I have been to numerous sake tastings and there are several things I can count on: (a) delicious sake, (b) a group of interesting ex-pats who are passionate about drinking it, and (c) a moment of anxiety when I see a sake label. I cannot easily read the labels and so to remember a favorite sake from a certain kura (sake brewer), I must take a photo of the bottle. My photos of sake labels are often blurry, because I am myself, at that moment, a little blurry.

Sake bottle labels are designed with a range of graphics styles from hyper-modern to reproductions of traditional art. Many labels feature the simplicity of beautiful shodo (calligraphy) on washi paper. All of this one can appreciate without reading the text. Still, there’s a lot the illiterate foreigner is missing. I have taught myself some of the vital label kanji that state the grade of sake (junmai ginjo, honjozo, daiginjo). It would be anti-social to have my nose in a kanji dictionary all night at a sake tasting, so I just take the photo and move on. Even if I had the dictionary, however, some sake names are written in old kanji that is not listed in basic dictionaries.
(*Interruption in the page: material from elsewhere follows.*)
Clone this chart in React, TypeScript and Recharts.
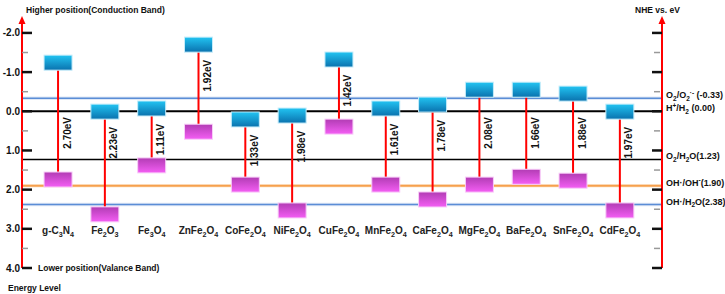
import * as React from 'react';
import { ComposedChart, XAxis, YAxis, ReferenceLine, ReferenceDot } from 'recharts';

// band edges in eV vs NHE
const materials = [
  'g-C3N4', 'Fe2O3', 'Fe3O4', 'ZnFe2O4', 'CoFe2O4', 'NiFe2O4', 'CuFe2O4',
  'MnFe2O4', 'CaFe2O4', 'MgFe2O4', 'BaFe2O4', 'SnFe2O4', 'CdFe2O4',
];
const conductionBand = [-1.05, 0.2, 0.12, -1.51, 0.4, 0.3, -1.13, 0.12, 0.02, -0.36, -0.36, -0.26, 0.2];
const valenceBand = [1.55, 2.44, 1.19, 0.33, 1.68, 2.34, 0.2, 1.68, 2.06, 1.68, 1.48, 1.58, 2.34];
const bandGaps = ['2.70', '2.23', '1.11', '1.92', '1.33', '1.98', '1.42', '1.61', '1.78', '2.08', '1.66', '1.88', '1.97'];

const energyTicks = [-2, -1.5, -1, -0.5, 0, 0.5, 1, 1.5, 2, 2.5, 3, 3.5, 4];

// redox potentials on the right
const redoxValues = [-0.33, 0, 1.23, 1.9, 2.38];
type Part = [string, 'n' | 'sub' | 'sup'];
const redoxLabels: Part[][] = [
  [['O', 'n'], ['2', 'sub'], ['/O', 'n'], ['2', 'sub'], ['·-', 'sup'], [' (-0.33)', 'n']],
  [['H', 'n'], ['+', 'sup'], ['/H', 'n'], ['2', 'sub'], [' (0.00)', 'n']],
  [['O', 'n'], ['2', 'sub'], ['/H', 'n'], ['2', 'sub'], ['O(1.23)', 'n']],
  [['OH·/OH', 'n'], ['-', 'sup'], ['(1.90)', 'n']],
  [['OH·/H', 'n'], ['2', 'sub'], ['O(2.38)', 'n']],
];
const redoxStyle = [
  { stroke: '#5b8dd6', width: 1.5, halo: '#dfe8f6' },
  { stroke: '#000000', width: 2, halo: '' },
  { stroke: '#000000', width: 1.5, halo: '' },
  { stroke: '#f6a04d', width: 2, halo: '#fdebd8' },
  { stroke: '#5b8dd6', width: 1.5, halo: '#dfe8f6' },
];

const X_MIN = -0.77;
const X_MAX = 12.9;
const Y_MIN = -2.33;
const Y_MAX = 4;
const FONT = '"Liberation Sans", Arial, sans-serif';

const rows = materials.map((name, i) => ({ idx: i, name, cb: conductionBand[i], vb: valenceBand[i] }));

function rich(parts: Part[], size: number) {
  let shift = 0;
  return parts.map(([t, k], i) => {
    const target = k === 'sub' ? size * 0.3 : k === 'sup' ? -size * 0.4 : 0;
    const dy = target - shift;
    shift = target;
    return (
      <tspan key={i} dy={dy} fontSize={k === 'n' ? size : size * 0.72}>
        {t}
      </tspan>
    );
  });
}

function formulaParts(name: string): Part[] {
  return (name.match(/\d+|\D+/g) || []).map((s) => [s, /\d/.test(s) ? 'sub' : 'n'] as Part);
}

const MaterialTick = (props: any) => {
  const { x, y, payload } = props;
  const name = materials[payload.value];
  if (!name) return null;
  return (
    <text x={x} y={y - 34} textAnchor="middle" fontFamily={FONT} fontWeight="bold" fill="#222">
      {rich(formulaParts(name), 10)}
    </text>
  );
};

const LeftTick = (props: any) => {
  const { x, y, payload } = props;
  const v = payload.value;
  const major = Number.isInteger(v);
  return (
    <g>
      <line x1={x} x2={x + (major ? 10 : 6)} y1={y} y2={y} stroke={major ? '#111' : '#999'} strokeWidth={major ? 2.5 : 1.5} />
      {major && (
        <text x={x - 2} y={y} dy="0.35em" textAnchor="end" fontFamily={FONT} fontWeight="bold" fontSize={10} fill="#111">
          {v.toFixed(1)}
        </text>
      )}
    </g>
  );
};

const RightTick = (props: any) => {
  const { x, y, payload } = props;
  const major = Number.isInteger(payload.value);
  return (
    <line x1={x - (major ? 10 : 8)} x2={major ? x : x - 2} y1={y} y2={y} stroke={major ? '#111' : '#999'} strokeWidth={major ? 2.5 : 1.5} />
  );
};

const arrowShape = (props: any) => {
  const { cx, cy } = props;
  return <path d={`M${cx},${cy - 4} L${cx - 3.5},${cy + 4} L${cx + 3.5},${cy + 4} Z`} fill="#ff0000" />;
};

// band boxes hang off the band edge: CB box above it, VB box below it
const cbBox = (props: any) => (
  <rect x={props.cx - 14} y={props.cy - 15} width={28} height={15} fill="url(#cbGrad)" stroke="#c4ecfa" strokeWidth={1} />
);
const vbBox = (props: any) => (
  <rect x={props.cx - 14} y={props.cy} width={28} height={15} fill="url(#vbGrad)" stroke="#f8cdf8" strokeWidth={1} />
);

export default function App() {
  return (
    <div style={{ position: 'absolute', left: 0, top: 0, width: 725, height: 294, background: '#fff' }}>
      <ComposedChart width={725} height={294} data={rows} margin={{ top: 20, right: 0, left: 0, bottom: 0 }}>
        <defs>
          <linearGradient id="cbGrad" x1="0" y1="0" x2="0" y2="1">
            <stop offset="0%" stopColor="#22c4f2" />
            <stop offset="100%" stopColor="#0a72ae" />
          </linearGradient>
          <linearGradient id="vbGrad" x1="0" y1="0" x2="0" y2="1">
            <stop offset="0%" stopColor="#b23cb4" />
            <stop offset="100%" stopColor="#f45ef4" />
          </linearGradient>
        </defs>
        <XAxis
          type="number"
          dataKey="idx"
          domain={[X_MIN, X_MAX]}
          allowDataOverflow
          ticks={materials.map((_, i) => i)}
          interval={0}
          axisLine={false}
          tickLine={false}
          tickSize={0}
          tickMargin={0}
          height={26}
          tick={<MaterialTick />}
        />
        <YAxis
          yAxisId="l"
          type="number"
          reversed
          domain={[Y_MIN, Y_MAX]}
          allowDataOverflow
          ticks={energyTicks}
          interval={0}
          width={22}
          tickSize={0}
          tickMargin={0}
          tickLine={false}
          axisLine={{ stroke: '#ff0000', strokeWidth: 2 }}
          tick={<LeftTick />}
        />
        <YAxis
          yAxisId="r"
          orientation="right"
          type="number"
          reversed
          domain={[Y_MIN, Y_MAX]}
          allowDataOverflow
          ticks={energyTicks}
          interval={0}
          width={63}
          tickSize={0}
          tickMargin={0}
          tickLine={false}
          axisLine={{ stroke: '#ff0000', strokeWidth: 2 }}
          tick={<RightTick />}
        />

        {redoxValues.map((v, i) =>
          redoxStyle[i].halo ? (
            <ReferenceLine key={`h${i}`} yAxisId="l" y={v} stroke={redoxStyle[i].halo} strokeWidth={3.5} />
          ) : null
        )}
        {redoxValues.map((v, i) => (
          <ReferenceLine key={`r${i}`} yAxisId="l" y={v} stroke={redoxStyle[i].stroke} strokeWidth={redoxStyle[i].width} />
        ))}

        {rows.map((r) => (
          <ReferenceLine
            key={`g${r.idx}`}
            yAxisId="l"
            segment={[{ x: r.idx, y: r.cb }, { x: r.idx, y: r.vb }]}
            stroke="#ff0000"
            strokeWidth={2}
          />
        ))}
        {rows.map((r) => (
          <ReferenceDot key={`c${r.idx}`} yAxisId="l" x={r.idx} y={r.cb} ifOverflow="visible" shape={cbBox} />
        ))}
        {rows.map((r) => (
          <ReferenceDot key={`v${r.idx}`} yAxisId="l" x={r.idx} y={r.vb} ifOverflow="visible" shape={vbBox} />
        ))}
        {rows.map((r, i) => {
          const top = r.cb < 0 && r.vb > 1 ? 0.1 : r.cb + 0.15;
          return (
            <ReferenceDot
              key={`t${i}`}
              yAxisId="l"
              x={r.idx}
              y={top + 0.45}
              ifOverflow="visible"
              shape={(p: any) => (
                <text
                  x={p.cx + 9}
                  y={p.cy}
                  dy="0.35em"
                  textAnchor="middle"
                  transform={`rotate(-90, ${p.cx + 9}, ${p.cy})`}
                  fontFamily={FONT}
                  fontWeight="bold"
                  fontSize={10}
                  fill="#111"
                >
                  {bandGaps[i]}eV
                </text>
              )}
            />
          );
        })}
        {redoxValues.map((v, i) => (
          <ReferenceDot
            key={`l${i}`}
            yAxisId="l"
            x={X_MAX}
            y={v}
            ifOverflow="visible"
            shape={(p: any) => (
              <text x={p.cx + 4} y={p.cy} dy="0.35em" fontFamily={FONT} fontWeight="bold" fontSize={9} fill="#111">
                {rich(redoxLabels[i], 9)}
              </text>
            )}
          />
        ))}
        <ReferenceDot yAxisId="l" x={X_MIN} y={Y_MIN} ifOverflow="visible" shape={arrowShape} />
        <ReferenceDot yAxisId="l" x={X_MAX} y={Y_MIN} ifOverflow="visible" shape={arrowShape} />
      </ComposedChart>
      <svg width={725} height={294} style={{ position: 'absolute', left: 0, top: 0, pointerEvents: 'none' }}>
        <g fontFamily={FONT} fontWeight="bold" fontSize={8.5} fill="#111">
          <text x={26} y={13}>Higher position(Conduction Band)</text>
          <text x={635} y={13}>NHE vs. eV</text>
          <text x={38} y={271}>Lower position(Valance Band)</text>
          <text x={8} y={291}>Energy Level</text>
        </g>
      </svg>
    </div>
  );
}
So much for the pity party. Here’s how I battle my illiteracy in general: today I spent two hours deciphering the entire recipe for an eggplant dish. Two hours, a cooking magazine, a Japanese-English dictionary, and a kanji dictionary to painfully translate how to make “lightly fried eggplant in broth.” No kidding, just when I was about to throw the magazine across the room, I came across a sentence that I could read without the dictionary. I stared at it with tears in my eyes. If you think that must be hyperbole, then you have never studied Japanese.